A Horizon Optimization Control Framework for the Coordinated Operation of Multiple Distributed Energy Resources in Low Voltage Distribution Networks

In recent years, the installation of residential Distributed Energy Resources (DER) that produce (mainly rooftop photovoltaics usually bundled with battery system) or consume (electric heat pumps, controllable loads, electric vehicles) electric power is continuously increasing in Low Voltage (LV) distribution networks. Several technical challenges may arise through the massive integration of DER, which have to be addressed by the distribution grid operator. However, DER can provide certain degree of flexibility to the operation of distribution grids, which is generally performed with temporal shifting of energy to be consumed or injected.

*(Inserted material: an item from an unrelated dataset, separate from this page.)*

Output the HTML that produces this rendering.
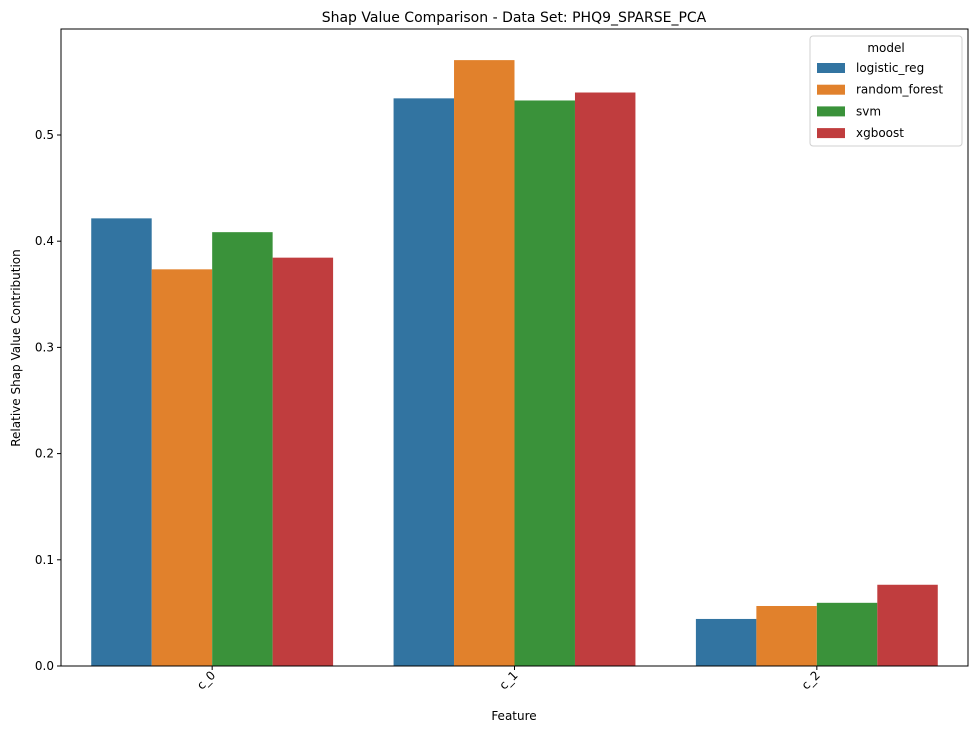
<!DOCTYPE html>
<html><head><meta charset="utf-8"><style>
body{margin:0;background:#fff;font-family:"Liberation Sans","DejaVu Sans",sans-serif;}
</style></head><body>
<svg id="chart" width="978" height="732" xmlns="http://www.w3.org/2000/svg" font-family="'DejaVu Sans','Liberation Sans',sans-serif">
<text x="514" y="22" font-size="14" text-anchor="middle">Shap Value Comparison - Data Set: PHQ9_SPARSE_PCA</text>
<g id="plot"></g>
<rect x="61" y="29" width="907" height="637" fill="none" stroke="#000" stroke-width="1"/>
<text x="514" y="720" font-size="12" text-anchor="middle">Feature</text>
<text transform="translate(20,348) rotate(-90)" font-size="12" text-anchor="middle">Relative Shap Value Contribution</text>
<g id="legend">
<rect x="810" y="36" width="152" height="110" rx="3" fill="#fff" stroke="#ccc" opacity="0.9"/>
<text x="886" y="52" font-size="12" text-anchor="middle">model</text>
</g>
</svg>
<script>
const categories=["c_0","c_1","c_2"];
const models=["logistic_reg","random_forest","svm","xgboost"];
const colors=["#3274a1","#e1812c","#3a923a","#c03d3e"];
const logisticReg=[0.4215,0.5345,0.0443];
const randomForest=[0.3735,0.5705,0.0565];
const svmVals=[0.4085,0.5325,0.0595];
const xgboostVals=[0.3845,0.5400,0.0765];
const yTicks=[0.0,0.1,0.2,0.3,0.4,0.5];
const series=[logisticReg,randomForest,svmVals,xgboostVals];
const L=61,R=968,T=29,B=666,ymax=0.5998;
const ns="http://www.w3.org/2000/svg";
const y=v=>B-(v/ymax)*(B-T);
const cw=(R-L)/categories.length;
const x=i=>L+cw*(i+0.5);
const plot=document.getElementById('plot');
function mk(t,a,p){const e=document.createElementNS(ns,t);for(const k in a)e.setAttribute(k,a[k]);(p||plot).appendChild(e);return e;}
const gw=cw*0.8,bw=gw/models.length;
series.forEach((s,m)=>s.forEach((v,i)=>{
 const r=mk('rect',{x:x(i)-gw/2+m*bw,y:y(v),width:bw,height:B-y(v),fill:colors[m]});
 
 
}));
yTicks.forEach(t=>{
 const l=mk('line',{x1:L-4,x2:L,y1:y(t),y2:y(t),stroke:'#000'});
 
 
 const tx=mk('text',{x:L-7,y:y(t)+4,'font-size':12,'text-anchor':'end'});
 tx.textContent=t.toFixed(1);
 
 
});
categories.forEach((c,i)=>{
 const l=mk('line',{x1:x(i),x2:x(i),y1:B,y2:B+4,stroke:'#000'});
 
 
 const tx=mk('text',{transform:`translate(${x(i)+4},${B+10}) rotate(-45)`,'font-size':12,'text-anchor':'end'});
 tx.textContent=c;
 
 
});
const lg=document.getElementById('legend');
models.forEach((m,k)=>{
 const yy=68+k*21.7;
 const r=mk('rect',{x:817,y:yy-5,width:28,height:10,fill:colors[k]},lg);
 
 
 const t=mk('text',{x:856,y:yy+4,'font-size':12},lg);
 t.textContent=m;
 
 
});
</script>
</body></html>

This work advances a horizon optimization control framework which aims to efficiently schedule the LV network's operation in day-ahead scale coordinating multiple DER. The main objectives of the proposed control is to ensure secure LV grid operation in the sense of admissible voltage bounds and rated loading conditions for the secondary transformer. The proposed methodology leans on a multi-period three-phase Optimal Power Flow (OPF) addressed as a nonlinear optimization problem. The resulting horizon control scheme is validated within an LV distribution network through multiple case scenarios with high microgeneration and electric vehicle integration providing admissible voltage limits and avoiding unnecessary active power curtailments.